Can I get a lump sum benefit when I retire, or am I limited to receiving a monthly annuity?

If your benefit is at least $302* per month (this amount increases annually), you are restricted to a monthly annuity paid for your lifetime. If your account provides an annuity of less than $302 per month, you are eligible to choose between a lump sum retirement benefit or a monthly annuity. If your annuity is $149* or less per month, you are restricted to a lump sum retirement benefit.

*The $302.01 and $149 thresholds apply to retirement benefits that become effective in 2006. These amounts are increased annually.

What should I do if I become disabled? Are any disability benefits available through the WRS?

If you become permanently and totally disabled while you are actively employed under the WRS you may qualify for disability benefits. If you meet the service requirements your disability does not have to be work-related to qualify. For temporary or less severe disabilities the department also offers Income Continuation Insurance to state employees, and to employees of local WRS employers who have elected to participate in the Income Continuation Insurance program.

When should I request retirement benefit estimates, and when do I apply?

You should request your retirement estimates approximately 6-12 months before you retire. We can accept your retirement application up to 90 days before the date you terminate employment.

Is it necessary to come into your office when I retire?

No. You can request your retirement estimate packet by phone or in writing. The estimate packet will include your application for benefits, information about income tax liabilities, electronic deposit of your payments, etc., plus any applicable information about health and life insurance continuation. You can submit your application in person or by mail. If you have any questions about your estimates you can call us and have your questions answered over the phone.

If you prefer to handle your retirement in person you can contact us to make an appointment with a benefit specialist. We recommend that you call us a few weeks in advance for an appointment.

I do not remember who I designated as my beneficiary for my retirement account, or even whether I have ever filed a designation form. How do I find out who is my designated beneficiary?

You can call or write to the Department to request information about your current beneficiaries, and we will send the information to you. If you file a new designation form it will supersede all forms you filed in the past, and will govern your retirement account and your life insurance benefits if you have the group life insurance coverage offered through this Department.

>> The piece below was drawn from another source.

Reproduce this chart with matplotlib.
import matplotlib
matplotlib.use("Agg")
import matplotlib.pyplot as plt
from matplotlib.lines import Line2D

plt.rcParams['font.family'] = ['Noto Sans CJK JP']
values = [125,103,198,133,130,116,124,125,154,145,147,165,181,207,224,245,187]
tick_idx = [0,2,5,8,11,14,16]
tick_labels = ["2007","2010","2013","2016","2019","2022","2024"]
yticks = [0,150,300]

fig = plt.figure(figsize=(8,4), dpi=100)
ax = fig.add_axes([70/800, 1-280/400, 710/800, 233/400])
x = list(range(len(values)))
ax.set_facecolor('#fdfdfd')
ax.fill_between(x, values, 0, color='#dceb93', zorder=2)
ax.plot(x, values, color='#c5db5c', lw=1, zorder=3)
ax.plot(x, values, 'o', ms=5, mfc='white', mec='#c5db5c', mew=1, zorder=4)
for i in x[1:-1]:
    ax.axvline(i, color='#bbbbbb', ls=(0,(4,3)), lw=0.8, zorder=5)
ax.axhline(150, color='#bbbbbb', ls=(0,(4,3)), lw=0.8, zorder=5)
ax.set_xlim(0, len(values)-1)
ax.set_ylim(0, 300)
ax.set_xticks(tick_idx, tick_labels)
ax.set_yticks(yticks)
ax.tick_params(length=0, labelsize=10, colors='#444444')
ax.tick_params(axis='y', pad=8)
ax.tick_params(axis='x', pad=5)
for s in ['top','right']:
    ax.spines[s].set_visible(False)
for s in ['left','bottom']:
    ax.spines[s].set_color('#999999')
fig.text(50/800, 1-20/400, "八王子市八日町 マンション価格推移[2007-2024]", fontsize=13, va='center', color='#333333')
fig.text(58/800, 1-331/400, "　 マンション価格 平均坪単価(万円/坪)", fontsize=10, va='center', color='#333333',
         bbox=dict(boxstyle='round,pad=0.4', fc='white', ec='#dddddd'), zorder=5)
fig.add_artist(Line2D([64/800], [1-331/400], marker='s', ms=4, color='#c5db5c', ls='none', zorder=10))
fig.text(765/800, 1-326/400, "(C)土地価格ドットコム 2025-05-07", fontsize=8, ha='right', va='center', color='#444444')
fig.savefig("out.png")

It is extremely important that you keep your designation up-to-date. Under the law all death benefits must be paid according to the most recent designation filed by you, regardless of any changes in your personal situation such as divorce, remarriage, birth of your children, etc.

Are benefits from my retirement account taxable?

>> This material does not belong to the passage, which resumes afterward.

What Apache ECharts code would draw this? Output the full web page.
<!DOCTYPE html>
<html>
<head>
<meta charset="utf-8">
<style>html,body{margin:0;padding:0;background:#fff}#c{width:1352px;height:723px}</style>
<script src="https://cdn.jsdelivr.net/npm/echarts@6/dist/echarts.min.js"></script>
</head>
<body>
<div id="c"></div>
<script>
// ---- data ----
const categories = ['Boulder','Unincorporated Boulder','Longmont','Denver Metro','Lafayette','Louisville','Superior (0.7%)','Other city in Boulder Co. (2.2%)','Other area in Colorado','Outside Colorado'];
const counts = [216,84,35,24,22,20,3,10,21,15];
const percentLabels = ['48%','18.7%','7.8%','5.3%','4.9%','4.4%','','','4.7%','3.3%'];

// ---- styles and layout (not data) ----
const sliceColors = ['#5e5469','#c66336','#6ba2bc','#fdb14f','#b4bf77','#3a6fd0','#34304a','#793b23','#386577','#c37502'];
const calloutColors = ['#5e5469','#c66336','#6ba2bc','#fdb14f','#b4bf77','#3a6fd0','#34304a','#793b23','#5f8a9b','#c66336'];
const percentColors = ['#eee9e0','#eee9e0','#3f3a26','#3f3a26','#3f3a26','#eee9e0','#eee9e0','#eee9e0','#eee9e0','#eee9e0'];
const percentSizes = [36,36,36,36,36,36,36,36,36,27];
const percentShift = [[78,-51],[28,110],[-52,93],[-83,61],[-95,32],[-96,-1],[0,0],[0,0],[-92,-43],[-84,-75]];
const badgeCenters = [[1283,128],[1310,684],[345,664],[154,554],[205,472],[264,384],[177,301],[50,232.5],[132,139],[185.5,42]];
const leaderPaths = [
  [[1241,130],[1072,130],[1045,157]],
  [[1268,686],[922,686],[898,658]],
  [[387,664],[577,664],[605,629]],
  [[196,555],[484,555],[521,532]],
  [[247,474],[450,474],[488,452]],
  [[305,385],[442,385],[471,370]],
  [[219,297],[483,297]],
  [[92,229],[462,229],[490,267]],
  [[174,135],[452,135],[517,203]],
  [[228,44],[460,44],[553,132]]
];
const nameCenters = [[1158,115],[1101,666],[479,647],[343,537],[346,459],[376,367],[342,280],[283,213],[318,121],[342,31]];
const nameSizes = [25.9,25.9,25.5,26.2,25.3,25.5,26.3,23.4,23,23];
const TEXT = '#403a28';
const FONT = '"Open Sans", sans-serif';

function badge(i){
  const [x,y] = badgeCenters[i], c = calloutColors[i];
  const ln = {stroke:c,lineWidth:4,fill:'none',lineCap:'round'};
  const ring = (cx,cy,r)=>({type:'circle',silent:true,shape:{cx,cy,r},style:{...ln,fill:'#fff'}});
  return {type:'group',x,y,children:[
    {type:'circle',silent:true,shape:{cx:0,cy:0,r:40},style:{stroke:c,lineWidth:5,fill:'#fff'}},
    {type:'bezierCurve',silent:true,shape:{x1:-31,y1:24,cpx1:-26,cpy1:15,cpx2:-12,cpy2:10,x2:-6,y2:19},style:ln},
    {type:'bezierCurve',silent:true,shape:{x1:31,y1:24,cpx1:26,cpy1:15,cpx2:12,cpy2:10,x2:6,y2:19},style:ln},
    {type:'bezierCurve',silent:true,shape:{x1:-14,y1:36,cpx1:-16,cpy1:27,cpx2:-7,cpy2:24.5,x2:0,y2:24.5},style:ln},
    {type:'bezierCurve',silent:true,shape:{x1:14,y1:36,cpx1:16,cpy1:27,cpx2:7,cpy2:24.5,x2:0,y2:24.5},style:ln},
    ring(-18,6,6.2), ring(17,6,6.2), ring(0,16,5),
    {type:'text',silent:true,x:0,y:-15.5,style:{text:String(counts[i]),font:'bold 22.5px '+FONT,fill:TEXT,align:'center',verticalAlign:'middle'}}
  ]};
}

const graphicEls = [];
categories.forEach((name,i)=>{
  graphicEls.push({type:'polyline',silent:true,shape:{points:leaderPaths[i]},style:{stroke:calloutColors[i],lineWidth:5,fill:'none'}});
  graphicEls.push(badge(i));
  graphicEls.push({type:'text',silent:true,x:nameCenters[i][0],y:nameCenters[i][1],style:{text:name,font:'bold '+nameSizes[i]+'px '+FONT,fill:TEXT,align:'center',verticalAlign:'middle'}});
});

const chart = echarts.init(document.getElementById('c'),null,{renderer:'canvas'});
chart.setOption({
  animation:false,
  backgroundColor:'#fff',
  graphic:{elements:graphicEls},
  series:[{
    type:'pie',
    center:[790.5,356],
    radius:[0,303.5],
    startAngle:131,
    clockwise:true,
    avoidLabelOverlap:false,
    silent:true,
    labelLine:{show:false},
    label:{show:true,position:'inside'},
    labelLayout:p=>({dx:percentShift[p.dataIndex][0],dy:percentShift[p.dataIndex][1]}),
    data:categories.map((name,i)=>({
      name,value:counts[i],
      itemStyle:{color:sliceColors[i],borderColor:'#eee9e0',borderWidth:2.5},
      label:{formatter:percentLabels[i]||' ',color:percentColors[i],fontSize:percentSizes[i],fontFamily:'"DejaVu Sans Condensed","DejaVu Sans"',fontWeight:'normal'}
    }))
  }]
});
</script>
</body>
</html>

Yes, except for the portion of your benefit based on the contributions in your account that were actually paid by you from after-tax dollars, your entire benefit is subject to federal and state income tax. If you reside in another state your lump sum or monthly benefit would be subject to the state income tax laws in your state of residence. A Tax Liability on WRS Benefits brochure is available that provides information about federal and Wisconsin state income tax liabilities.

I am not currently enrolled in the variable program, and would like to participate. Is it possible to get into the variable program?

Most participants are eligible to elect participation in the variable program*.  If you have never participated in the variable program, or you previously participated in the variable program but canceled your variable participation before 1999, you can file an election to participate in the variable program.

A variable election applies only to new contributions made after the date your variable election becomes effective.  No monies in your existing account balance are transferred to the variable fund.  Once your variable election becomes effective, 50% of all new contributions to your account are deposited in the variable fund, including service purchase payments and any voluntary additional contributions made to your account.

A booklet entitled "How Participation in the Variable Trust Affects Your WRS Benefits" is available that provides detailed information about the effect of variable participation on your WRS benefits.

*You are not eligible to elect participation in the variable fund if you:

  • cancelled your variable participation after 1998, or
  • terminated all employment covered under the WRS before 2001, and have not subsequently returned to covered WRS employment.

I am currently enrolled in the variable program. How does participation in the variable investment program affect my WRS benefits? Can I get out of the variable program if I so choose?

If you are already enrolled in the variable program, the annual variable investment returns will affect any WRS lump sum or monthly benefits paid from your WRS account. A booklet entitled How Participation in the Variable Trust Affects Your WRS Benefits is available that provides detailed information about how your benefits will be affected.

If you decide to withdraw from the variable program you can file an election with the Department to cancel your variable participation. Your election becomes effective on January 1 of the year after the year in which we receive it; therefore, your account will be credited with the variable gain or loss for the year in which we receive your election. Once filed with the Department your election is irrevocable, and you cannot re-enroll in the variable program.

If I file an election to participate in the variable trust, when would it become effective?

Your variable participation will become effective on the January 1 after the date your election is received.  Exception:  if you are a new WRS participant and the Department receives your variable election within 30 days after the date your covered WRS employment begins, your variable election becomes effective immediately on the date your covered WRS employment began.

I will be retiring within the next few years. What impact will it have on my retirement benefits if I enroll in the variable program?

The closer you are to retirement when you elect to participate in the variable trust, the less effect it will have on your retirement benefit. A variable election under Act 11 applies only to future contributions; your existing account balance prior to your variable participation effective date remains in the fixed fund. 50% of your new contributions (including any new voluntary additional contributions) will go into the variable trust, and will be credited with the variable gains or losses.

The variable excess/deficiency balance used to calculate the variable adjustment to a formula annuity will be based only on a comparison of the fixed and variable investment earnings credited to your contributions reportable after your variable participation effective date. Therefore, if you enroll in the variable trust shortly before your retirement, the variable adjustment to your formula annuity will be fairly small. Also, since the variable portion of your account balance will be small, and the variable portion of your annuity is calculated based on your variable account balance, only a small portion of your retirement annuity will be variable. This means that ;most of your annuity will receive annual fixed dividends, and only a small portion will receive the annual variable adjustment.

Please read the How Participation in the Variable Trust Affects Your WRS Benefits (ET-4930) booklet for a detailed explanation of how variable benefits are calculated.